--- Begin MATERIAL PROVIDED ---

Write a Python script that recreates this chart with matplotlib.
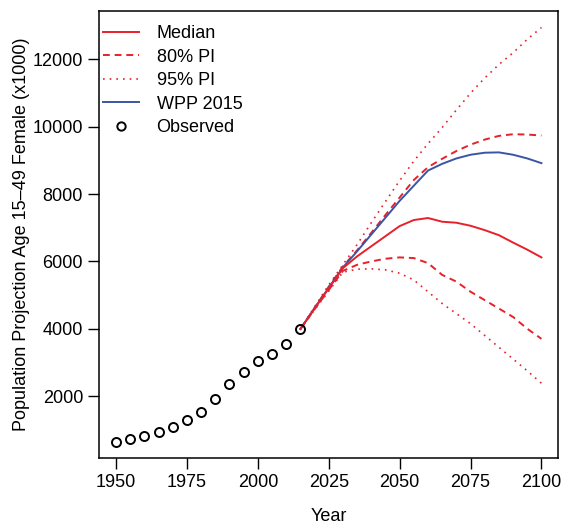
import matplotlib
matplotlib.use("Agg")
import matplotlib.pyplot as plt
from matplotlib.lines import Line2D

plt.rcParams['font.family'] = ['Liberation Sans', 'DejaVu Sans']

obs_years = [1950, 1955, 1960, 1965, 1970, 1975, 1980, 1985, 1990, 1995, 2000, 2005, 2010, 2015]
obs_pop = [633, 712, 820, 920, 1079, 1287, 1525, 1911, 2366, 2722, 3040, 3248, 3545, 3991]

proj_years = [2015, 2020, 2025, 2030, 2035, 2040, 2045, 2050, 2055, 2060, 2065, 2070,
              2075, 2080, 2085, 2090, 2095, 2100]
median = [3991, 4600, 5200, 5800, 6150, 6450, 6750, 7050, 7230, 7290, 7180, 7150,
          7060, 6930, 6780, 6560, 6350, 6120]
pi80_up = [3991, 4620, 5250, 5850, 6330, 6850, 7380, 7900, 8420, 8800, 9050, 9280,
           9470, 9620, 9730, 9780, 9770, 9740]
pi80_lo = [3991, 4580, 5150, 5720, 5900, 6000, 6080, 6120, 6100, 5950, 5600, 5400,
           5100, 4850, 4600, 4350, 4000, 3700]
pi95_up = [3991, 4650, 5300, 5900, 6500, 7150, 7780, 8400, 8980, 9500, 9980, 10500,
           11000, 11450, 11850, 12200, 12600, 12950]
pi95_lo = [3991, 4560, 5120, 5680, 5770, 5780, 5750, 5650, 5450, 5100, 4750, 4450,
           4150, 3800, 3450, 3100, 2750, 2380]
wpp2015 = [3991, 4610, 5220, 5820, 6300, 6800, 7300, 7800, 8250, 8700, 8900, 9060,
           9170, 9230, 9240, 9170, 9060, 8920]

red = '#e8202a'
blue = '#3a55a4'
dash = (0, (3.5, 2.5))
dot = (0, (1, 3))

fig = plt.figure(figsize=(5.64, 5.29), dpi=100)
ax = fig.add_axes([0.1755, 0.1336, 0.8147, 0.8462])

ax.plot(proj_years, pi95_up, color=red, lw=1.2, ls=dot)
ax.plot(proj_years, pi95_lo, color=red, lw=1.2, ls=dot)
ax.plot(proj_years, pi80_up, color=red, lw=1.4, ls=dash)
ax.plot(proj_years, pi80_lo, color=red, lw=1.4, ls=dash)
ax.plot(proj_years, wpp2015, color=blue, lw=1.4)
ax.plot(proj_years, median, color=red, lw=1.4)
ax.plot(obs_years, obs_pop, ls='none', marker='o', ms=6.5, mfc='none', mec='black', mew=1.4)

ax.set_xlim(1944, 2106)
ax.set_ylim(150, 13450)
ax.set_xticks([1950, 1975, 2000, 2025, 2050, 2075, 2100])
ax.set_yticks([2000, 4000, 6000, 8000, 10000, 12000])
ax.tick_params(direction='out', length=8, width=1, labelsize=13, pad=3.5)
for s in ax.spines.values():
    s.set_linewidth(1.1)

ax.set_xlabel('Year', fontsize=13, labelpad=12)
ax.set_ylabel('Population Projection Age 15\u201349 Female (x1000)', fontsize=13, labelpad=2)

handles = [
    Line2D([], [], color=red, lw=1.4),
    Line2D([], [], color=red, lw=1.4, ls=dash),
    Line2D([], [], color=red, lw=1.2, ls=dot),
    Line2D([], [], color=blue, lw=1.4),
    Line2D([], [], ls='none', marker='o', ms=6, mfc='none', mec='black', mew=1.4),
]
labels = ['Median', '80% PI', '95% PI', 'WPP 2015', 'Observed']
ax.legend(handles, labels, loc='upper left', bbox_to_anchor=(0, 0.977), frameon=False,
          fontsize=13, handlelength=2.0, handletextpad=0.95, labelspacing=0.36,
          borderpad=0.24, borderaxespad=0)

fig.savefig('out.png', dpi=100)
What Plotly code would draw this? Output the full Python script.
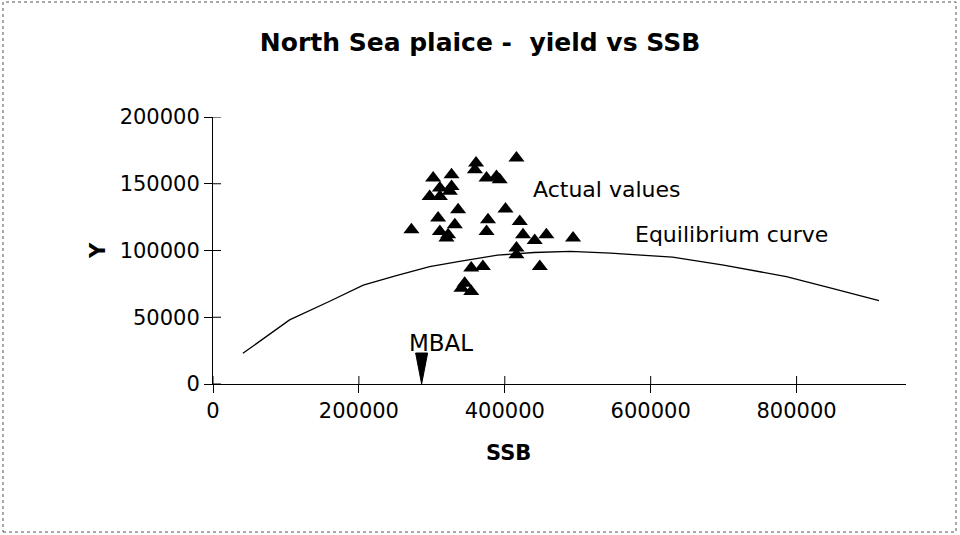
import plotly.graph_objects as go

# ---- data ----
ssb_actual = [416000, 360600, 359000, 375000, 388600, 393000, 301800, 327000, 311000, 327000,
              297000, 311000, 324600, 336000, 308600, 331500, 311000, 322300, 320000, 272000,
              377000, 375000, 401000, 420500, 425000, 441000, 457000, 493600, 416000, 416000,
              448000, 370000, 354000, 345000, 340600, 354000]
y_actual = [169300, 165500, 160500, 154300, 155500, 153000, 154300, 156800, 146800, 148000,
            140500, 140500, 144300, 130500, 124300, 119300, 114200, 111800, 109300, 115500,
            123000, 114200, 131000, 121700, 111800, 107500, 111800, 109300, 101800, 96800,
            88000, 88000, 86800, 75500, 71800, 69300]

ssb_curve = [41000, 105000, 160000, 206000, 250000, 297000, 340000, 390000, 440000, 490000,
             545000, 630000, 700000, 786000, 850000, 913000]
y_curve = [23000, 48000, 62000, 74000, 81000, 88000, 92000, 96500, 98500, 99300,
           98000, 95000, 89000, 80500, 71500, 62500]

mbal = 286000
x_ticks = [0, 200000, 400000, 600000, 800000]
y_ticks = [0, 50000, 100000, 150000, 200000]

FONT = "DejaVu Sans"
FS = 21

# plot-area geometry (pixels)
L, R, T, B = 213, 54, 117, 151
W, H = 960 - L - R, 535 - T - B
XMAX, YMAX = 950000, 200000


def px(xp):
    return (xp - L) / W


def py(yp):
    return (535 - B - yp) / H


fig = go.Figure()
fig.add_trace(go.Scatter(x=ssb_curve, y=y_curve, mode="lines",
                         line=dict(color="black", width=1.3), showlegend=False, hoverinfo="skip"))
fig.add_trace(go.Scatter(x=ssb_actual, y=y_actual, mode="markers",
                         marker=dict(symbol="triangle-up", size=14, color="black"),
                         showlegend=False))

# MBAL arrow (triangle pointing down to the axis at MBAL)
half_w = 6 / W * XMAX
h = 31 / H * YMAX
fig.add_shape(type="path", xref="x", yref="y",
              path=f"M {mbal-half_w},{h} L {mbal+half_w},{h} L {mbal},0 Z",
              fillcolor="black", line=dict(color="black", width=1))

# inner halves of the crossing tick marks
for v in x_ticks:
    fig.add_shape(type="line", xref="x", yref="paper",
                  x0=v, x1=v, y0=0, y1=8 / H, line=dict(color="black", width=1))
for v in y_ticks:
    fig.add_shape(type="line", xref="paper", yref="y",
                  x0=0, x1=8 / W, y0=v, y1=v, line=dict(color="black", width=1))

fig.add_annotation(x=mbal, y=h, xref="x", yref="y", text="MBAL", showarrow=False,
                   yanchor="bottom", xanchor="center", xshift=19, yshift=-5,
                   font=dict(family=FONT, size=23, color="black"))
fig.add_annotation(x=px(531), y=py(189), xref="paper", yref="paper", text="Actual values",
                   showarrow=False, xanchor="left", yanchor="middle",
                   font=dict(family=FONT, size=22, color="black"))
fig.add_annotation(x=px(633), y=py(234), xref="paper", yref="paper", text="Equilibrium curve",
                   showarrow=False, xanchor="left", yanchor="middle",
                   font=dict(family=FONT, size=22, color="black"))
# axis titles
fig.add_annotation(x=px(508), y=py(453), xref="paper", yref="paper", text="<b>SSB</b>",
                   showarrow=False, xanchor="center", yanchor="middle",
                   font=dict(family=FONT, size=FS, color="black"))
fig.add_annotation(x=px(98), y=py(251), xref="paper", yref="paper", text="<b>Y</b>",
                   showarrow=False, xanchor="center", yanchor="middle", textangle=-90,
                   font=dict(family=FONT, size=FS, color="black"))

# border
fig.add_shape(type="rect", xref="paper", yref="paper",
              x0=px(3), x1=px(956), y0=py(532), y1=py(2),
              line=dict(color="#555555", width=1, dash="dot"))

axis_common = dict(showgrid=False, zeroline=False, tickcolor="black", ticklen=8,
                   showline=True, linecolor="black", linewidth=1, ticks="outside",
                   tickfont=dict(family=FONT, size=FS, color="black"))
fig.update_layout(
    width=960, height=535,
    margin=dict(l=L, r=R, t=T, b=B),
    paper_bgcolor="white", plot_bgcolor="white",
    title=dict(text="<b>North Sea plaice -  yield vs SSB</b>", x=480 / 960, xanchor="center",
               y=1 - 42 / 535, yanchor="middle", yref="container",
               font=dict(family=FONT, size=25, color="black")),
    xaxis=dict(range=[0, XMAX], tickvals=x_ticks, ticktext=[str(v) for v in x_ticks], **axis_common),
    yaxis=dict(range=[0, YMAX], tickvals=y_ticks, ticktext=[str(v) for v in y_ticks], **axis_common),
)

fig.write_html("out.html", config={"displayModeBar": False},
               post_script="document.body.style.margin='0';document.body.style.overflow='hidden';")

--- End MATERIAL PROVIDED ---
--- Begin MATERIAL PROVIDED ---

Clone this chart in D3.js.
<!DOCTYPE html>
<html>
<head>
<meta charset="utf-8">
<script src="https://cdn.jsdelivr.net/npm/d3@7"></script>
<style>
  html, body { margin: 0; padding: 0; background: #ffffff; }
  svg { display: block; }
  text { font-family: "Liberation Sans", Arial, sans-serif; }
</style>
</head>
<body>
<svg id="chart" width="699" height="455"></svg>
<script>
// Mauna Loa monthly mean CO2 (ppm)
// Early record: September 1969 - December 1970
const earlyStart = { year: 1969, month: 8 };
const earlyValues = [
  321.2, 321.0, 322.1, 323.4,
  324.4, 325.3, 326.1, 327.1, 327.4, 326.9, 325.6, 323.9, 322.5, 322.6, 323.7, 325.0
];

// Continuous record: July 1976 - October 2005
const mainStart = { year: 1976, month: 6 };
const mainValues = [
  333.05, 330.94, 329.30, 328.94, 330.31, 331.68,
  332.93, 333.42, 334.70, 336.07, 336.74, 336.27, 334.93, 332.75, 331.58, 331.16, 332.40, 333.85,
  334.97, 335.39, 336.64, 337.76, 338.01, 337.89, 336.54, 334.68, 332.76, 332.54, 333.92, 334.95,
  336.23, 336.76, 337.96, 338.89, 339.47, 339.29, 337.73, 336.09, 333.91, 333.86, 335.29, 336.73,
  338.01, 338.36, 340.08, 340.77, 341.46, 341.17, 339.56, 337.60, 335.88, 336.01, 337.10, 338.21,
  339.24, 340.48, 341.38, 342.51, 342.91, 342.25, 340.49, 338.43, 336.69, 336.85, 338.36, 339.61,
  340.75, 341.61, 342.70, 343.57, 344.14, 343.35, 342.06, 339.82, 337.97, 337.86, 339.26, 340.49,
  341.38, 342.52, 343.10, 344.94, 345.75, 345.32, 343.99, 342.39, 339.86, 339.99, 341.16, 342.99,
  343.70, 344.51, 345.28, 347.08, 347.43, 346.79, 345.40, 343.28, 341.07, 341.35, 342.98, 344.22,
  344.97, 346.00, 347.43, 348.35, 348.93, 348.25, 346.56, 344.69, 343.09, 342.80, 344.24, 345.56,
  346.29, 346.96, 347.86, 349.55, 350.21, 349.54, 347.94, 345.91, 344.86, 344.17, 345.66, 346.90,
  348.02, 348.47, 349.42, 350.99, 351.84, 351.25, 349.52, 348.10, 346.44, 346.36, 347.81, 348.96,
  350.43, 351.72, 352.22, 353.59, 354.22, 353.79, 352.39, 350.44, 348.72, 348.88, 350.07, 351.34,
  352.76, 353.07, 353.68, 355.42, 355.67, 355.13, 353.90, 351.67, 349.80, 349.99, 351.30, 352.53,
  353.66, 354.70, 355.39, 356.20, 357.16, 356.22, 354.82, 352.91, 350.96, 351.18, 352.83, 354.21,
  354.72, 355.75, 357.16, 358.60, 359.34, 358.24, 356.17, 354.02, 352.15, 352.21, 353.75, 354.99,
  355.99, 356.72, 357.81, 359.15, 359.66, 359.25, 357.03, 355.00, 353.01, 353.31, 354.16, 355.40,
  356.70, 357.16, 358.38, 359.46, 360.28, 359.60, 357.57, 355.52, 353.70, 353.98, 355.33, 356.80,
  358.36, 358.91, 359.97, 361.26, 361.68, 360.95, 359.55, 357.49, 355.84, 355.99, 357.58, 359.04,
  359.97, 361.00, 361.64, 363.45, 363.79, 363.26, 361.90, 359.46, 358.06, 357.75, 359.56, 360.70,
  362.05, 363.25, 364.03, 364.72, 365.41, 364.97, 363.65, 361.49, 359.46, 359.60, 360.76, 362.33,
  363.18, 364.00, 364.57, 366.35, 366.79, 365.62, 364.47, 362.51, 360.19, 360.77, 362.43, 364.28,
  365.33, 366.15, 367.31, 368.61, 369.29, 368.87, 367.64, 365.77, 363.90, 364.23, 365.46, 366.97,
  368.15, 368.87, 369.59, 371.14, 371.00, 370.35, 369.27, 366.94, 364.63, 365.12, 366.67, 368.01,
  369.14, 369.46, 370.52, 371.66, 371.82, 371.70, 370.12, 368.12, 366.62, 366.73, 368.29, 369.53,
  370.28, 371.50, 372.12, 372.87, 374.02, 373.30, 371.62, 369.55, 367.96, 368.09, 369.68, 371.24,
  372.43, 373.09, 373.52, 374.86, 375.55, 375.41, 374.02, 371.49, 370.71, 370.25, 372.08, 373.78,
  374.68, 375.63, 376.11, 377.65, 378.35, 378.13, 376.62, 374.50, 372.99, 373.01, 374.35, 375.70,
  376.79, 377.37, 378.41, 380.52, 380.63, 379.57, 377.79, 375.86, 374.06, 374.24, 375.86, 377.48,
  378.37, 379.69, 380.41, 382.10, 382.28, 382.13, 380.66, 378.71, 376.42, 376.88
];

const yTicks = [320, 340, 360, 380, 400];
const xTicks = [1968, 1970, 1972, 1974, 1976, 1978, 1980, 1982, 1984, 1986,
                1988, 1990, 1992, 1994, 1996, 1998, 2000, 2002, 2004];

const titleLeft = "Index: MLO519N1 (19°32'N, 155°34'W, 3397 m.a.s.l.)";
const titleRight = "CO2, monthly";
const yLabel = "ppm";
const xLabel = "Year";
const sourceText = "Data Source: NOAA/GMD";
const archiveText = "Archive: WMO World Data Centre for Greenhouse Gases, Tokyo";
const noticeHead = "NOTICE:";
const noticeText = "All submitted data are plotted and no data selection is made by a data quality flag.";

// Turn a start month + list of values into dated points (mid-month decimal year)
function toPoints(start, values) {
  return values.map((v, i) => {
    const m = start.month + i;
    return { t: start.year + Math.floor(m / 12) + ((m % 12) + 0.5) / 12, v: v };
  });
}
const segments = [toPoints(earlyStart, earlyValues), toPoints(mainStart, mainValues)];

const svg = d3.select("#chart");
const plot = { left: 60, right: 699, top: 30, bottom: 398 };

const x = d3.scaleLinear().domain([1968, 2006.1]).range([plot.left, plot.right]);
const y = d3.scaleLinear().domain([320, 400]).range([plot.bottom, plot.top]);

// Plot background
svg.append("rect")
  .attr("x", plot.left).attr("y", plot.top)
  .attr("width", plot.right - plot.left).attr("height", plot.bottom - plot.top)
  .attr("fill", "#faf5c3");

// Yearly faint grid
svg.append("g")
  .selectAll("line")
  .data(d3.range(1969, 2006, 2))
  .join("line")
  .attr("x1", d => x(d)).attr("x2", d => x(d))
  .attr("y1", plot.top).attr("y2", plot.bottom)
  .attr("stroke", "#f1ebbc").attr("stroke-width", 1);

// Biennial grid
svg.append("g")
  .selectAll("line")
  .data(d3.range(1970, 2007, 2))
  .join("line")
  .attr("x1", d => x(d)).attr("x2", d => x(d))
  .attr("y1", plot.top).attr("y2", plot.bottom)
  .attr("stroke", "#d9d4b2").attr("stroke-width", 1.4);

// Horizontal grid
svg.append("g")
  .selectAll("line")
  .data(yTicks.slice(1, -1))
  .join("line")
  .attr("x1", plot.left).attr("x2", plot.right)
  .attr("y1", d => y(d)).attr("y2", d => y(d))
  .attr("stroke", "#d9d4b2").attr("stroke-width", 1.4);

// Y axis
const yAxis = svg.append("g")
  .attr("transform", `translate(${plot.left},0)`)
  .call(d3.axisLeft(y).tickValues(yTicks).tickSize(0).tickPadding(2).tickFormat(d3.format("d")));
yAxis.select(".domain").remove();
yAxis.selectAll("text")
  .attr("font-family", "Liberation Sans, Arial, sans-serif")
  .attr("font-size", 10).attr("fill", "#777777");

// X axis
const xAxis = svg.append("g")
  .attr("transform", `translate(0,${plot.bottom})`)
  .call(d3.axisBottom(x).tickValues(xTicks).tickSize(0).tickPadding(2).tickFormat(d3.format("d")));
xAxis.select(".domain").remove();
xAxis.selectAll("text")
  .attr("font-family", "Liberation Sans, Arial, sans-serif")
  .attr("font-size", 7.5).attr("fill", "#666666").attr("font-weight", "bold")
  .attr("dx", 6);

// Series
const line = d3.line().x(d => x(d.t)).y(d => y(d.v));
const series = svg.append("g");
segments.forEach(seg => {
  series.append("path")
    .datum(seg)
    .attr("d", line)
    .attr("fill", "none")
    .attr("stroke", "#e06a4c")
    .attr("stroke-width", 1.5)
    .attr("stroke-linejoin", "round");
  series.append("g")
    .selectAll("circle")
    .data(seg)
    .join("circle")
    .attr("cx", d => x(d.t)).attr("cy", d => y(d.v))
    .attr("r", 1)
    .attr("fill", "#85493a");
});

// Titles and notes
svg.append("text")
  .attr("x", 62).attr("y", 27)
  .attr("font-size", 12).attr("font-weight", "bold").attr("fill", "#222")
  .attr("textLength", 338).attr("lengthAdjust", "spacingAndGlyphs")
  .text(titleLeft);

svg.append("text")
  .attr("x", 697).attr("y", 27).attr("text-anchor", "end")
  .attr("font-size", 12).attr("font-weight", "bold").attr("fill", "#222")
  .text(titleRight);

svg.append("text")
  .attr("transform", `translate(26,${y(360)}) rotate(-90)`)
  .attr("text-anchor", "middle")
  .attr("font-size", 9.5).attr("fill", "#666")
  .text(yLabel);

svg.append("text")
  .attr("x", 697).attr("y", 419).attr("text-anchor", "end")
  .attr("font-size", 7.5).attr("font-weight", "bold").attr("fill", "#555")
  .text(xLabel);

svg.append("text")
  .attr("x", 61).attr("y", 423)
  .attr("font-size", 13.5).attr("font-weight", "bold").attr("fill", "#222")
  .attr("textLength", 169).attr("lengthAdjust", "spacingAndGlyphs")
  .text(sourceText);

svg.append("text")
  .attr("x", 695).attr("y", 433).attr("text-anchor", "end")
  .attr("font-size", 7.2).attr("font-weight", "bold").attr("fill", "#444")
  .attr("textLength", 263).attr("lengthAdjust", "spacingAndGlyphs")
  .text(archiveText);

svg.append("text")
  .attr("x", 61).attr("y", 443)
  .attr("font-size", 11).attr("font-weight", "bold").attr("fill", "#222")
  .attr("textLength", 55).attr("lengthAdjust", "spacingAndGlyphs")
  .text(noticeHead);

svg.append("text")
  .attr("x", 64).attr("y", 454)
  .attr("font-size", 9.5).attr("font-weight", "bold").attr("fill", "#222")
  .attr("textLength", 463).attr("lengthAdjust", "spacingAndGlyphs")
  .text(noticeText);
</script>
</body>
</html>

--- End MATERIAL PROVIDED ---
--- Begin MATERIAL PROVIDED ---

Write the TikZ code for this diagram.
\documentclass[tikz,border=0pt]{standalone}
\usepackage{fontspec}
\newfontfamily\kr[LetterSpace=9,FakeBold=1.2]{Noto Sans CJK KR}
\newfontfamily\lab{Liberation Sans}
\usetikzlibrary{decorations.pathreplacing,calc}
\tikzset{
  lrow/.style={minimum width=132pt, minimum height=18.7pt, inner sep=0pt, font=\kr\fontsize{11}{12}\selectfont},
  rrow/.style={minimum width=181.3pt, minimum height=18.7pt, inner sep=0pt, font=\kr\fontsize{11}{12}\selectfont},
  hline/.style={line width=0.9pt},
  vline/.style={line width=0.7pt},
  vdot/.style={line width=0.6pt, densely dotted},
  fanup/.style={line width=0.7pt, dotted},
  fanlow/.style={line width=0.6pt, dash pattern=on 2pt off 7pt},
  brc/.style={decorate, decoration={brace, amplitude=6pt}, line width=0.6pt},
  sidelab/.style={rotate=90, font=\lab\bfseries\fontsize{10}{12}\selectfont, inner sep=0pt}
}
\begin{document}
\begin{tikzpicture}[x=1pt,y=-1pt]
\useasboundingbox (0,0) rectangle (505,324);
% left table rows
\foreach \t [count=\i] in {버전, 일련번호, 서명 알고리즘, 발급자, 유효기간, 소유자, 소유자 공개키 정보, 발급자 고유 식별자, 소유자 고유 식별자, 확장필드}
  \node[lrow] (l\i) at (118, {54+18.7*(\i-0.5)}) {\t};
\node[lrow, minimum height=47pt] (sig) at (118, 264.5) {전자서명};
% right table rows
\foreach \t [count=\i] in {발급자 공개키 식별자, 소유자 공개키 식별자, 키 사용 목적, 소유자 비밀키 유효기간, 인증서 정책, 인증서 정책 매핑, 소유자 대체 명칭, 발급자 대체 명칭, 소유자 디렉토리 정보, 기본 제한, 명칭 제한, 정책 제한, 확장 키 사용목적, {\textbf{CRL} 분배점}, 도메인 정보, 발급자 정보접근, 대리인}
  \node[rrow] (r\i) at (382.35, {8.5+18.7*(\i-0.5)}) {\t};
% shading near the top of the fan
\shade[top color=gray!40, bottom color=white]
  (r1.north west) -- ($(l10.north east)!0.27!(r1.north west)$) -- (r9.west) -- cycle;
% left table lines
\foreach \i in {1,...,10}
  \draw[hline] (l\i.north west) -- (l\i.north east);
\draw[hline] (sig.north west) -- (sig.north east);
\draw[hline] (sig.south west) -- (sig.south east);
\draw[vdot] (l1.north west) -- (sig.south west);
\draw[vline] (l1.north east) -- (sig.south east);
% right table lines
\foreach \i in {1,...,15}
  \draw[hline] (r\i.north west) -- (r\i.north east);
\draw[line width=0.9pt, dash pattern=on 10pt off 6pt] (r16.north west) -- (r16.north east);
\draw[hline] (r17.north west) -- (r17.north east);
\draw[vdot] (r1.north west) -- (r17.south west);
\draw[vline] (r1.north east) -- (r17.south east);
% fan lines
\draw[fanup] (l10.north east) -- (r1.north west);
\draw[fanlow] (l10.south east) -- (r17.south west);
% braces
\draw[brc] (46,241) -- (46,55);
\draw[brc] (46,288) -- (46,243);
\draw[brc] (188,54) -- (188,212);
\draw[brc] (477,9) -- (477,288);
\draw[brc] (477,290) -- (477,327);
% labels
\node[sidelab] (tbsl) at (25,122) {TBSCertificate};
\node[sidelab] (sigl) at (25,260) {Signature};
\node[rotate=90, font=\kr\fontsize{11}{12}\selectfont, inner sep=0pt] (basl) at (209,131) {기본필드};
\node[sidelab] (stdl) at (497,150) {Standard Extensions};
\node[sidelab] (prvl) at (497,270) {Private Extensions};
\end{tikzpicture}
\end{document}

--- End MATERIAL PROVIDED ---

* _REQUEST_
Pick out and copy the lines of the entries that hold the string "this".

* _FINAL RESULT_
Write a Python script that recreates this chart with matplotlib.
What Plotly code would draw this? Output the full Python script.
Clone this chart in D3.js.
Write the TikZ code for this diagram.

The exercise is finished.